Background: Co-vaccination with cellular pertussis vaccine down-regulates allergic sensitization to diphtheria and tetanus antigens. Using a murine model, we investigated whether vaccination with diphtheria/tetanus toxoids, administered separately or simultaneously with the whole cell vaccine of Bordetella pertussis, inhibits subsequent allergen-induced immune and inflammatory responses.
Methods: BALB/c-mice were vaccinated intracutaneously with a combination of diphtheria and tetanus toxoids or a combination of diphtheria and tetanus toxoids with a whole cell vaccine of B. pertussis (three times, days −21 to −7) prior to systemic sensitization (days 1–14) and repeated airway challenges (days 28–30) with ovalbumin.

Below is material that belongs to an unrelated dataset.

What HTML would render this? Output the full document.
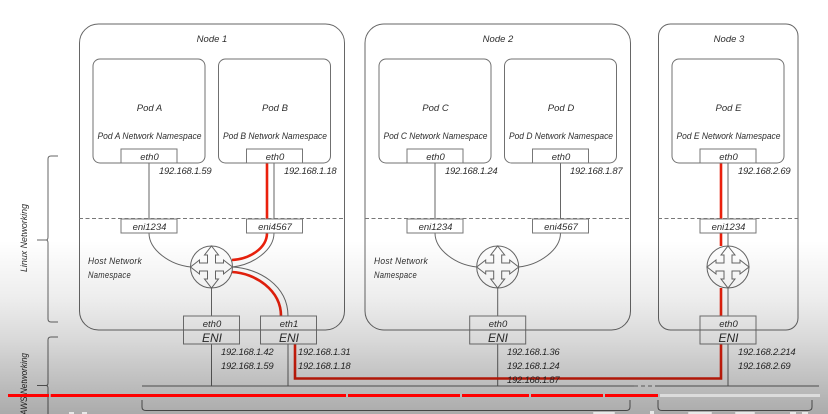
<!DOCTYPE html>
<html>
<head>
<meta charset="utf-8">
<style>
html,body{margin:0;padding:0;background:#fff;width:828px;height:414px;overflow:hidden}
svg{display:block}
text{font-family:"Liberation Sans",sans-serif;font-style:italic;font-size:9.5px;fill:#2e2e2e;text-anchor:middle}
.ip{text-anchor:start;letter-spacing:.3px}
.ns{font-size:9px;letter-spacing:0}
.st{fill:none;stroke:#666;stroke-width:1}
.bx{fill:#fff;stroke:#777;stroke-width:1}
.red{fill:none;stroke:#ea200c;stroke-width:2.6}
</style>
</head>
<body>
<svg width="828" height="414" viewBox="0 0 828 414" xmlns="http://www.w3.org/2000/svg">
<defs>
<linearGradient id="g" gradientUnits="userSpaceOnUse" x1="0" y1="0" x2="0" y2="414">
<stop offset="0" stop-color="#000" stop-opacity="0"/>
<stop offset=".58" stop-color="#000" stop-opacity="0"/>
<stop offset=".72" stop-color="#000" stop-opacity=".07"/>
<stop offset=".82" stop-color="#000" stop-opacity=".15"/>
<stop offset="1" stop-color="#000" stop-opacity=".33"/>
</linearGradient>
<g id="rt">
<circle r="21" fill="#fff" stroke="#666"/>
<path d="M0,-21 7,-12 4,-12 4,-4 12,-4 12,-7 21,0 12,7 12,4 4,4 4,12 7,12 0,21 -7,12 -4,12 -4,4 -12,4 -12,7 -21,0 -12,-7 -12,-4 -4,-4 -4,-12 -7,-12Z" fill="#fff" stroke="#666"/>
</g>
</defs>
<rect width="828" height="414" fill="#fff"/>
<g style="filter:blur(.3px)">
<rect class="st" x="79.500" y="24" width="265" height="306" rx="19"/>
<rect class="st" x="365" y="24" width="265.500" height="306" rx="19"/>
<rect class="st" x="658.500" y="24" width="139.500" height="306" rx="12"/>
<g stroke="#777" stroke-dasharray="4 2.500" fill="none">
<path d="M79 218.500H344M365 218.500H630M658 218.500H798"/>
</g>
<g class="st" style="fill:none;stroke:#707070">
<rect x="93" y="59" width="112" height="104" rx="7"/>
<rect x="218.500" y="59" width="112" height="104" rx="7"/>
<rect x="379" y="59" width="112" height="104" rx="7"/>
<rect x="504.500" y="59" width="112" height="104" rx="7"/>
<rect x="672" y="59" width="112" height="104" rx="7"/>
</g>

<!-- connectors -->
<path class="st" d="M149 163V219M149 233C149 250 170 265 191 267M274 163V219M274 233C274 250 253 265 232 267M232 267C258 268 288 285 288 316M211.500 288V316M211.500 344V386M288 344V386"/>
<path class="st" d="M435 163V219M435 233C435 250 456 265 477 267M560.500 163V219M560.500 233C560.500 250 539 265 518.500 267M497.700 288V316M497.700 344V386"/>
<path class="st" d="M728 163V219M728 233V246M728 288V316M728 344V386"/>
<path class="st" d="M142 386H634M655 386H819"/>
<path d="M634 386H655" stroke="#777" stroke-dasharray="4 3" fill="none"/>

<!-- red path -->
<path class="red" d="M267 163V219M267 233C267 248 250 259 232 260M232 272C255 273 281 290 281 316M295 344V378.500H721V344M721 316V288M721 246V233M721 219V163"/>

<!-- boxes -->
<g class="bx">
<rect x="121" y="149" width="56" height="14"/><rect x="246.500" y="149" width="56" height="14"/>
<rect x="407" y="149" width="56" height="14"/><rect x="532.500" y="149" width="56" height="14"/>
<rect x="700" y="149" width="56" height="14"/>
<rect x="121" y="219" width="56" height="14"/><rect x="246.500" y="219" width="56" height="14"/>
<rect x="407" y="219" width="56" height="14"/><rect x="532.500" y="219" width="56" height="14"/>
<rect x="700" y="219" width="56" height="14"/>
<rect x="183.500" y="316" width="56" height="28"/><rect x="260.500" y="316" width="56" height="28"/>
<rect x="469.700" y="316" width="56" height="28"/><rect x="700" y="316" width="56" height="28"/>
</g>
<path d="M183.500 330H239.500M260.500 330H316.500M469.700 330H525.700M700 330H756" stroke="#666" fill="none"/>

<use href="#rt" x="211.500" y="267"/>
<use href="#rt" x="497.700" y="267"/>
<use href="#rt" x="728" y="267"/>

<!-- left braces -->
<path class="st" d="M58 156H51Q48 156 48 159V237Q48 240 46 240H37M46 240Q48 240 48 243V319Q48 322 51 322H58"/>
<path class="st" d="M58 337H51Q48 337 48 340V383Q48 385.500 46 385.500H37M46 385.500Q48 385.500 48 388V414"/>
<!-- bottom braces -->
<path class="st" d="M142 400V407Q142 410.500 146 410.500H626Q630 410.500 630 407V400M658 400V407Q658 410.500 662 410.500H808Q812 410.500 812 407V400"/>

<!-- labels -->
<text x="212" y="42">Node 1</text>
<text x="498" y="42">Node 2</text>
<text x="729" y="42">Node 3</text>

<text x="149.500" y="111">Pod A</text>
<text x="275" y="111">Pod B</text>
<text x="435.500" y="111">Pod C</text>
<text x="561" y="111">Pod D</text>
<text x="728.500" y="111">Pod E</text>

<text class="ns" x="149.500" y="139" textLength="104" lengthAdjust="spacingAndGlyphs">Pod A Network Namespace</text>
<text class="ns" x="275" y="139" textLength="104" lengthAdjust="spacingAndGlyphs">Pod B Network Namespace</text>
<text class="ns" x="435.500" y="139" textLength="104" lengthAdjust="spacingAndGlyphs">Pod C Network Namespace</text>
<text class="ns" x="561" y="139" textLength="104" lengthAdjust="spacingAndGlyphs">Pod D Network Namespace</text>
<text class="ns" x="728.500" y="139" textLength="104" lengthAdjust="spacingAndGlyphs">Pod E Network Namespace</text>

<text x="149.500" y="160">eth0</text>
<text x="275" y="160">eth0</text>
<text x="435.500" y="160">eth0</text>
<text x="561" y="160">eth0</text>
<text x="728.500" y="160">eth0</text>

<text x="149.500" y="230">eni1234</text>
<text x="275" y="230">eni4567</text>
<text x="435.500" y="230">eni1234</text>
<text x="561" y="230">eni4567</text>
<text x="728.500" y="230">eni1234</text>

<text class="ip" x="159" y="174" textLength="53">192.168.1.59</text>
<text class="ip" x="284" y="174" textLength="53">192.168.1.18</text>
<text class="ip" x="445" y="174" textLength="53">192.168.1.24</text>
<text class="ip" x="570" y="174" textLength="53">192.168.1.87</text>
<text class="ip" x="738" y="174" textLength="53">192.168.2.69</text>

<text class="ip" x="88" y="264" textLength="54" lengthAdjust="spacingAndGlyphs">Host Network</text>
<text class="ip" x="88" y="278" textLength="43" lengthAdjust="spacingAndGlyphs">Namespace</text>
<text class="ip" x="374" y="264" textLength="54" lengthAdjust="spacingAndGlyphs">Host Network</text>
<text class="ip" x="374" y="278" textLength="43" lengthAdjust="spacingAndGlyphs">Namespace</text>

<text x="212" y="327">eth0</text>
<text x="289" y="327">eth1</text>
<text x="498" y="327">eth0</text>
<text x="728.500" y="327">eth0</text>
<text x="212" y="342" style="font-size:12px">ENI</text>
<text x="289" y="342" style="font-size:12px">ENI</text>
<text x="498" y="342" style="font-size:12px">ENI</text>
<text x="728.500" y="342" style="font-size:12px">ENI</text>

<text class="ip" x="221" y="355" textLength="53">192.168.1.42</text>
<text class="ip" x="221" y="369" textLength="53">192.168.1.59</text>
<text class="ip" x="298" y="355" textLength="53">192.168.1.31</text>
<text class="ip" x="298" y="369" textLength="53">192.168.1.18</text>
<text class="ip" x="507" y="355" textLength="53">192.168.1.36</text>
<text class="ip" x="507" y="369" textLength="53">192.168.1.24</text>
<text class="ip" x="507" y="383" textLength="53">192.168.1.87</text>
<text class="ip" x="738" y="355" textLength="58">192.168.2.214</text>
<text class="ip" x="738" y="369" textLength="53">192.168.2.69</text>

<text transform="translate(27 238) rotate(-90)" textLength="68" lengthAdjust="spacingAndGlyphs">Linux Networking</text>
<text transform="translate(27 384) rotate(-90)" textLength="62" lengthAdjust="spacingAndGlyphs">AWS Networking</text>
</g>

<rect width="828" height="414" fill="url(#g)"/>

<!-- player controls remnants -->
<g fill="#e8e8e8">
<rect x="593" y="412" width="22" height="2" rx="1"/>
<rect x="688" y="412" width="24" height="2" rx="1"/>
<rect x="735" y="412" width="20" height="2" rx="1"/>
<rect x="790" y="412" width="6" height="2"/>
<rect x="802" y="412" width="6" height="2"/>
<rect x="650" y="411" width="4" height="3"/>
<rect x="69" y="412" width="5" height="2"/>
<rect x="82" y="412" width="5" height="2"/>
</g>

<!-- progress bar -->
<rect x="660" y="394" width="160" height="3" fill="#dcdcdc"/>
<g fill="#f00">
<rect x="8" y="394" width="41" height="3"/>
<rect x="50.700" y="394" width="295.300" height="3"/>
<rect x="348" y="394" width="112" height="3"/>
<rect x="462" y="394" width="67" height="3"/>
<rect x="531" y="394" width="72" height="3"/>
<rect x="605" y="394" width="53" height="3"/>
</g>
</svg>
</body>
</html>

Results: Compared with negative controls, systemic sensitization and airway allergen challenges induced high serum levels of allergen-specific IgE, predominant Th2-type cytokine production, airway inflammation and development of in vivo airway hyperreactivity. Vaccination with diphtheria and tetanus toxoids prior to sensitization suppressed IgE formation and development of eosinophilic airway inflammation. Co-vaccination with a whole cell pertussis vaccine inhibited allergen sensitization, airway inflammation and development of in vivo airway hyperreactivity. Prevention was due to an allergen-specific and general shift from a predominant Th2 towards a predominant Th1 immune response.
Conclusion: Vaccination with diphtheria and tetanus toxoids alone or in combination with whole cell pertussis vaccine prior to allergen sensitization prevented allergen-induced Th2 immune responses. Vaccine antigens may down-regulate allergic responses to a range of common allergens.